Ray Steam takes on baddies in Katsuhiro Otomo's Steamboy.
The name Katsuhiro Otomo is no doubt well-known to anime and manga fans, primarily for his post-apocalyptic opus, Akira- easily one of anime's landmark films (if not THE landmark anime film). It is a bit boggling though to realize that Otomo hasn't made another animated project since Akira- at least, not until his latest, Steamboy, But does the great director's latest top his greatest?
Sadly, no. A thousand times no.
Steamboy is an adventure-fantasy yarn set in an alternate reality steam-age England, in the turn of the century. Young Ray Steam is the product of genius- both his father and grandfather were geniuses and colleagues in the research and development of a device called the Steam Ball, an amazing power source that could revolutionize the world... or destroy it in a white puff of smoke. When Ray receives an actual working Steam Ball in the mail, he soon becomes embroiled in a battle between ideologies, steam-powered weapons and armies and unfortunately, my lagging attention span.
Again, this was a feature i almost was positive I'd love. I mean, what's not to love? There's a spunky kid hero, his dad-turned-Darth Vader figure, evil corporations and governments at war, steam-powered arsenals and big battle scenes, lots of carnage, flying and rolling machines, lovely animation and even more lovely animation.
So why, oh why did I find myself bored to tears?
Well, the pacing's off and the story was just uneven. Not even the coolest animations or the retro designs can make long scenes of scientific debate interesting.

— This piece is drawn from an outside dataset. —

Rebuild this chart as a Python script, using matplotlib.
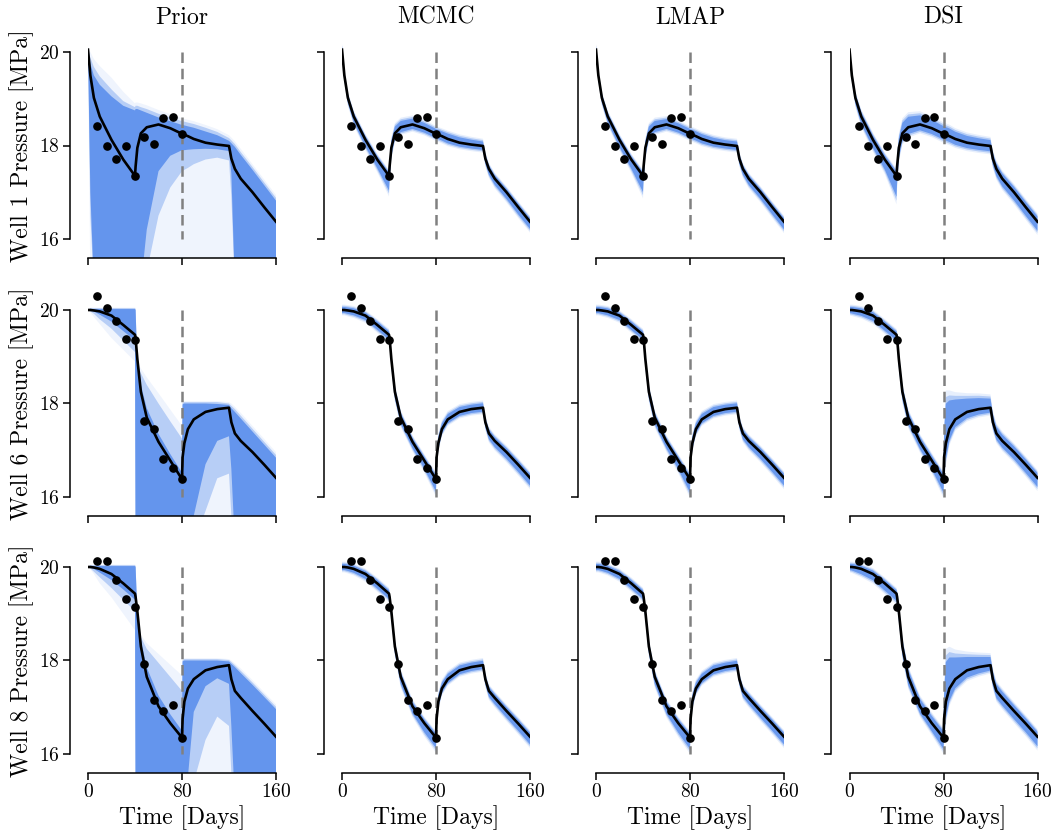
import numpy as np
import matplotlib
matplotlib.use('Agg')
import matplotlib.pyplot as plt

plt.rcParams['font.family'] = ['cmr10', 'DejaVu Serif']
plt.rcParams['mathtext.fontset'] = 'cm'
plt.rcParams['axes.formatter.use_mathtext'] = True

# ---------------- data ----------------
methods = ['Prior', 'MCMC', 'LMAP', 'DSI']
wells = [1, 6, 8]

T = [0, 2, 5, 10, 20, 30, 40, 40.5, 42, 45, 50, 60, 70, 80, 80.5, 82, 85, 90,
     100, 110, 120, 122, 125, 130, 140, 150, 160]

truth_w1 = [20.05, 19.5, 19.02, 18.62, 18.12, 17.7, 17.35, 17.55, 17.95, 18.26, 18.39, 18.45, 18.37,
            18.25, 18.24, 18.23, 18.2, 18.14, 18.06, 18.02, 17.99, 17.72, 17.5, 17.29, 17.0, 16.68, 16.37]
truth_w6 = [20.0, 20.0, 19.99, 19.97, 19.88, 19.68, 19.47, 19.4, 18.95, 18.25, 17.7, 17.18, 16.78,
            16.38, 16.85, 17.15, 17.45, 17.66, 17.82, 17.88, 17.91, 17.6, 17.36, 17.2, 16.96, 16.69, 16.41]
truth_w8 = [20.0, 20.0, 19.99, 19.96, 19.85, 19.65, 19.43, 19.36, 19.05, 18.3, 17.65, 17.02, 16.66,
            16.35, 16.75, 17.12, 17.4, 17.6, 17.79, 17.86, 17.9, 17.6, 17.35, 17.2, 16.92, 16.65, 16.37]

obs_t = [8, 16, 24, 32, 40, 48, 56, 64, 72, 80]
obs_w1 = [18.42, 17.99, 17.72, 17.99, 17.35, 18.19, 18.04, 18.58, 18.62, 18.25]
obs_w6 = [20.31, 20.05, 19.76, 19.37, 19.35, 17.63, 17.45, 16.81, 16.61, 16.38]
obs_w8 = [20.12, 20.12, 19.72, 19.32, 19.14, 17.92, 17.15, 16.92, 17.05, 16.35]

# prior ensemble envelopes: dense (a), medium (b), faint (c)
prior_w1_ua = [20.05, 19.75, 19.5, 19.3, 19.05, 18.85, 18.75, 18.78, 18.78, 18.75, 18.7, 18.6, 18.52, 18.44,
               18.44, 18.43, 18.41, 18.38, 18.3, 18.22, 18.1, 18.05, 17.97, 17.8, 17.48, 17.15, 16.82]
prior_w1_la = [20.05, 17.0, 15.0, 15.0, 15.0, 15.0, 15.0, 15.0, 15.0, 15.0, 16.2, 17.45, 17.78, 17.9,
               17.9, 17.9, 17.91, 17.92, 17.93, 17.92, 17.88, 17.4, 15.0, 15.0, 15.0, 15.0, 15.0]
prior_w1_ub = [20.05, 19.88, 19.68, 19.48, 19.2, 18.95, 18.82, 18.85, 18.85, 18.82, 18.78, 18.68, 18.6, 18.52,
               18.52, 18.51, 18.49, 18.46, 18.38, 18.29, 18.16, 18.11, 18.03, 17.86, 17.54, 17.21, 16.88]
prior_w1_lb = [20.05, 16.5, 15.0, 15.0, 15.0, 15.0, 15.0, 15.0, 15.0, 15.0, 15.3, 16.5, 17.1, 17.45,
               17.45, 17.48, 17.52, 17.6, 17.7, 17.74, 17.68, 16.9, 15.0, 15.0, 15.0, 15.0, 15.0]
prior_w1_uc = [20.1, 20.0, 19.85, 19.7, 19.45, 19.15, 18.9, 18.92, 18.92, 18.9, 18.86, 18.76, 18.67, 18.58,
               18.58, 18.57, 18.55, 18.52, 18.44, 18.35, 18.22, 18.17, 18.09, 17.93, 17.6, 17.27, 16.94]
prior_w1_lc = [20.05, 15.0, 15.0, 15.0, 15.0, 15.0, 15.0, 15.0, 15.0, 15.0, 15.0, 15.0, 15.0, 15.0,
               15.0, 15.0, 15.0, 15.0, 15.0, 15.0, 15.0, 15.0, 15.0, 15.0, 15.0, 15.0, 15.0]

prior_w6_ua = [20.0, 20.02, 20.02, 20.02, 20.02, 20.02, 20.02, 20.0, 18.8, 18.4, 17.9, 17.35, 16.92, 16.52,
               17.98, 18.0, 18.0, 18.0, 18.0, 17.99, 17.97, 17.9, 17.82, 17.68, 17.4, 17.12, 16.84]
prior_w6_la = [20.0, 19.99, 19.97, 19.9, 19.75, 19.55, 19.35, 15.0, 15.0, 15.0, 15.0, 15.0, 15.0, 15.0,
               15.0, 15.0, 15.0, 15.6, 16.7, 17.2, 17.3, 16.6, 15.0, 15.0, 15.0, 15.0, 15.0]
prior_w6_ub = [20.0, 20.04, 20.04, 20.04, 20.04, 20.04, 20.04, 20.02, 18.85, 18.65, 18.4, 18.0, 17.62, 17.25,
               18.01, 18.03, 18.03, 18.03, 18.03, 18.03, 18.0, 17.95, 17.88, 17.74, 17.46, 17.18, 16.9]
prior_w6_lb = [20.0, 19.97, 19.92, 19.8, 19.6, 19.35, 19.1, 15.0, 15.0, 15.0, 15.0, 15.0, 15.0, 15.0,
               15.0, 15.0, 15.0, 15.0, 15.7, 16.4, 16.5, 15.6, 15.0, 15.0, 15.0, 15.0, 15.0]
prior_w6_uc = [20.0, 20.05, 20.05, 20.05, 20.05, 20.05, 20.05, 20.03, 18.88, 18.75, 18.56, 18.22, 17.87, 17.52,
               18.03, 18.05, 18.05, 18.05, 18.05, 18.05, 18.03, 18.0, 17.93, 17.8, 17.52, 17.24, 16.96]
prior_w6_lc = [20.0, 19.95, 19.85, 19.7, 19.4, 19.15, 18.9, 15.0, 15.0, 15.0, 15.0, 15.0, 15.0, 15.0,
               15.0, 15.0, 15.0, 15.0, 15.0, 15.0, 15.0, 15.0, 15.0, 15.0, 15.0, 15.0, 15.0]

prior_w8_ua = [20.0, 20.02, 20.02, 20.02, 20.02, 20.02, 20.02, 20.0, 19.0, 18.45, 17.85, 17.25, 16.85, 16.5,
               17.98, 18.0, 18.0, 18.0, 18.0, 18.0, 17.98, 17.93, 17.86, 17.73, 17.48, 17.22, 16.96]
prior_w8_la = [20.0, 19.99, 19.96, 19.88, 19.72, 19.52, 19.3, 15.0, 15.0, 15.0, 15.0, 15.0, 15.0, 15.0,
               15.0, 15.0, 15.5, 16.9, 17.45, 17.62, 17.5, 16.6, 15.0, 15.0, 15.0, 15.0, 15.0]
prior_w8_ub = [20.0, 20.04, 20.04, 20.04, 20.04, 20.04, 20.04, 20.02, 19.02, 18.5, 18.25, 17.95, 17.65, 17.35,
               18.01, 18.03, 18.03, 18.03, 18.03, 18.03, 18.01, 17.97, 17.9, 17.78, 17.53, 17.27, 17.01]
prior_w8_lb = [20.0, 19.97, 19.9, 19.78, 19.55, 19.3, 19.05, 15.0, 15.0, 15.0, 15.0, 15.0, 15.0, 15.0,
               15.0, 15.0, 15.0, 15.4, 16.3, 16.8, 16.6, 15.6, 15.0, 15.0, 15.0, 15.0, 15.0]
prior_w8_uc = [20.0, 20.05, 20.05, 20.05, 20.05, 20.05, 20.05, 20.03, 19.05, 18.55, 18.37, 18.14, 17.91, 17.68,
               18.03, 18.05, 18.05, 18.05, 18.05, 18.05, 18.03, 18.0, 17.94, 17.83, 17.58, 17.32, 17.06]
prior_w8_lc = [20.0, 19.95, 19.85, 19.65, 19.35, 19.0, 18.65, 15.0, 15.0, 15.0, 15.0, 15.0, 15.0, 15.0,
               15.0, 15.0, 15.0, 15.0, 15.0, 15.0, 15.0, 15.0, 15.0, 15.0, 15.0, 15.0, 15.0]

# posterior band spread below (lo) and above (hi) the reference curve
mcmc_w1_lo = [.01, .02, .04, .06, .08, .12, .25, .20, .10, .06, .04, .03, .03, .03, .03, .03, .03, .03, .02, .02, .02, .04, .06, .07, .08, .09, .09]
mcmc_w1_hi = [.01, .01, .01, .01, .01, .01, .01, .05, .08, .08, .07, .06, .05, .04, .04, .04, .04, .05, .05, .04, .03, .02, .01, .01, .01, .01, .01]
mcmc_w6_lo = [.0, .0, .01, .02, .03, .04, .04, .05, .07, .07, .07, .07, .11, .20, .08, .05, .03, .02, .02, .02, .02, .04, .06, .07, .08, .09, .10]
mcmc_w6_hi = [.0, .0, .0, .0, .0, .01, .01, .02, .03, .03, .03, .02, .02, .02, .05, .07, .06, .05, .04, .03, .03, .02, .02, .02, .02, .02, .02]
mcmc_w8_lo = [.0, .0, .01, .02, .04, .05, .05, .05, .07, .07, .09, .09, .13, .16, .08, .05, .03, .02, .02, .02, .02, .04, .06, .07, .08, .09, .10]
mcmc_w8_hi = [.0, .0, .0, .0, .0, .01, .01, .02, .03, .03, .03, .03, .02, .02, .05, .07, .06, .05, .04, .03, .03, .02, .02, .02, .02, .02, .02]

lmap_w1_lo = [.01, .02, .04, .06, .09, .13, .28, .20, .10, .05, .04, .03, .03, .03, .03, .03, .03, .03, .02, .02, .02, .04, .06, .07, .08, .09, .10]
lmap_w1_hi = [.01, .01, .01, .01, .01, .01, .01, .05, .07, .08, .07, .05, .04, .04, .04, .04, .04, .04, .04, .03, .03, .02, .01, .01, .01, .01, .01]
lmap_w6_lo = [.0, .0, .01, .02, .03, .04, .04, .05, .07, .07, .08, .08, .12, .22, .08, .05, .03, .02, .02, .02, .02, .04, .06, .07, .08, .09, .10]
lmap_w6_hi = [.0, .0, .0, .0, .0, .01, .01, .02, .03, .03, .03, .02, .02, .02, .05, .07, .06, .05, .04, .03, .03, .02, .02, .02, .02, .02, .02]
lmap_w8_lo = [.0, .0, .01, .02, .04, .05, .05, .05, .07, .07, .09, .10, .14, .18, .08, .05, .03, .02, .02, .02, .02, .04, .06, .07, .08, .09, .10]
lmap_w8_hi = [.0, .0, .0, .0, .0, .01, .01, .02, .03, .03, .03, .03, .02, .02, .05, .07, .06, .05, .04, .03, .03, .02, .02, .02, .02, .02, .02]

dsi_w1_lo = [.01, .03, .06, .09, .11, .15, .38, .28, .15, .10, .08, .06, .06, .06, .06, .06, .06, .06, .05, .05, .05, .07, .09, .10, .11, .12, .13]
dsi_w1_hi = [.01, .01, .02, .03, .03, .03, .03, .10, .14, .16, .16, .13, .11, .10, .10, .10, .10, .09, .08, .07, .06, .05, .05, .05, .05, .05, .05]
dsi_w6_lo = [.0, .01, .02, .03, .05, .06, .06, .07, .09, .09, .09, .09, .12, .22, .28, .28, .18, .10, .07, .05, .04, .06, .07, .08, .09, .11, .13]
dsi_w6_hi = [.0, .0, .0, .0, .01, .01, .01, .03, .05, .05, .05, .04, .04, .04, .45, .78, .55, .36, .22, .17, .13, .10, .08, .07, .06, .05, .04]
dsi_w8_lo = [.0, .01, .03, .05, .07, .09, .09, .09, .11, .11, .11, .09, .11, .18, .28, .28, .20, .13, .09, .07, .05, .07, .09, .10, .11, .12, .14]
dsi_w8_hi = [.0, .0, .0, .0, .01, .01, .01, .03, .05, .07, .09, .09, .09, .07, .45, .78, .60, .40, .22, .15, .11, .09, .08, .07, .06, .05, .04]

truth = {1: truth_w1, 6: truth_w6, 8: truth_w8}
obs = {1: obs_w1, 6: obs_w6, 8: obs_w8}
prior = {
    1: [(prior_w1_lc, prior_w1_uc), (prior_w1_lb, prior_w1_ub), (prior_w1_la, prior_w1_ua)],
    6: [(prior_w6_lc, prior_w6_uc), (prior_w6_lb, prior_w6_ub), (prior_w6_la, prior_w6_ua)],
    8: [(prior_w8_lc, prior_w8_uc), (prior_w8_lb, prior_w8_ub), (prior_w8_la, prior_w8_ua)],
}
post = {
    ('MCMC', 1): (mcmc_w1_lo, mcmc_w1_hi), ('MCMC', 6): (mcmc_w6_lo, mcmc_w6_hi), ('MCMC', 8): (mcmc_w8_lo, mcmc_w8_hi),
    ('LMAP', 1): (lmap_w1_lo, lmap_w1_hi), ('LMAP', 6): (lmap_w6_lo, lmap_w6_hi), ('LMAP', 8): (lmap_w8_lo, lmap_w8_hi),
    ('DSI', 1): (dsi_w1_lo, dsi_w1_hi), ('DSI', 6): (dsi_w6_lo, dsi_w6_hi), ('DSI', 8): (dsi_w8_lo, dsi_w8_hi),
}

# ---------------- layout / style ----------------
BLUE = '#6495ED'
W, H = 1055, 834
fig = plt.figure(figsize=(W / 100, H / 100), dpi=100)
col_left = [88, 342, 596, 849.5]
row_top = [33.3, 291.3, 548.3]
aw, ah = 188, 224.4
prior_alphas = [0.10, 0.40, 1.0]
# (scale, extra width, alpha) of the soft edge layers of posterior bands
post_layers = [(1.3, 0.115, 0.15), (1.15, 0.09, 0.40), (1.0, 0.065, 0.92)]

Tarr = np.array(T)
for r, well in enumerate(wells):
    tr = np.array(truth[well])
    for c, m in enumerate(methods):
        ax = fig.add_axes([col_left[c] / W, 1 - (row_top[r] + ah) / H, aw / W, ah / H])
        ax.set_xlim(0, 160)
        ax.set_ylim(15.6, 20.4)
        if m == 'Prior':
            for (lo, hi), a in zip(prior[well], prior_alphas):
                ax.fill_between(Tarr, lo, hi, color=BLUE, alpha=a, lw=0, edgecolor='none', zorder=1)
        else:
            lo, hi = post[(m, well)]
            lo = np.array(lo); hi = np.array(hi)
            for k, add, a in post_layers:
                ax.fill_between(Tarr, tr - k * lo - add, tr + k * hi + add, color=BLUE,
                                alpha=a, lw=0, edgecolor='none', zorder=1)
        ax.plot([80, 80], [20, 16], color='#808080', lw=1.8, ls=(0, (4.2, 2.3)), zorder=3)
        ax.plot(Tarr, tr, color='black', lw=1.9, zorder=4, solid_joinstyle='round')
        ax.plot(obs_t, obs[well], 'o', color='black', ms=5.2, zorder=5)

        for s in ['top', 'right']:
            ax.spines[s].set_visible(False)
        ax.spines['left'].set_position(('outward', 13))
        ax.spines['left'].set_bounds(16, 20)
        ax.spines['bottom'].set_bounds(0, 160)
        for s in ['left', 'bottom']:
            ax.spines[s].set_linewidth(1.1)
        ax.set_yticks([16, 18, 20])
        ax.set_xticks([0, 80, 160])
        ax.tick_params(axis='both', direction='out', length=5, width=1.1, labelsize=14, pad=2.5)
        ax.tick_params(labelleft=(c == 0), labelbottom=(r == 2))
        if r == 0:
            ax.set_title(m, fontsize=17, pad=7)
        if c == 0:
            ax.set_ylabel(f'Well {well} Pressure [MPa]', fontsize=17)
            ax.yaxis.set_label_coords(-0.285, 0.5)
        if r == 2:
            ax.set_xlabel('Time [Days]', fontsize=17)
            ax.xaxis.set_label_coords(0.5, -0.145)

fig.savefig('out.png', dpi=100)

The characters aren't very compelling, not the least of which is Ray himself, who basically just drifts along without an opinion or even much to like about until the final stretch of the movie. Also, you really can't tell who's really good- I like grey areas and blurring between good and bad as much as the next open-minded watcher, but darn everyone seems bad in this movie at one point or another. Which would be fine if only Ray himself found a stand to believe in... but it all just seems weak with little great scenes to talk about or rave for. Spectacularly dragging and drawn out is what Steamboy turned out to be. Not as whimsical as Spirited Away, not as strong in action or characters as ANY of the other Miyazaki classics... not even as visually striking as, say, Innocence (Ghost in the Shell 2)... this is a big disappointment as a follow up to Akira.
Still, the sheer detail and animation is awesome, and the story would probably be better with better editing and about thirty or so minutes of baggage cut out (and the released theatrical cut is supposedly shorter than what Otomo wanted). The main trouble is that Steamboy just loses... well... steam... way too early and chugs for far too long till the end.
Still, it's something to see, and at least it's not as bad as Metropolis. Worth seeing one time for the animation, but I doubt anyone but a true fan or Otomo freak will last a second or third watch. Oh well. Moving on.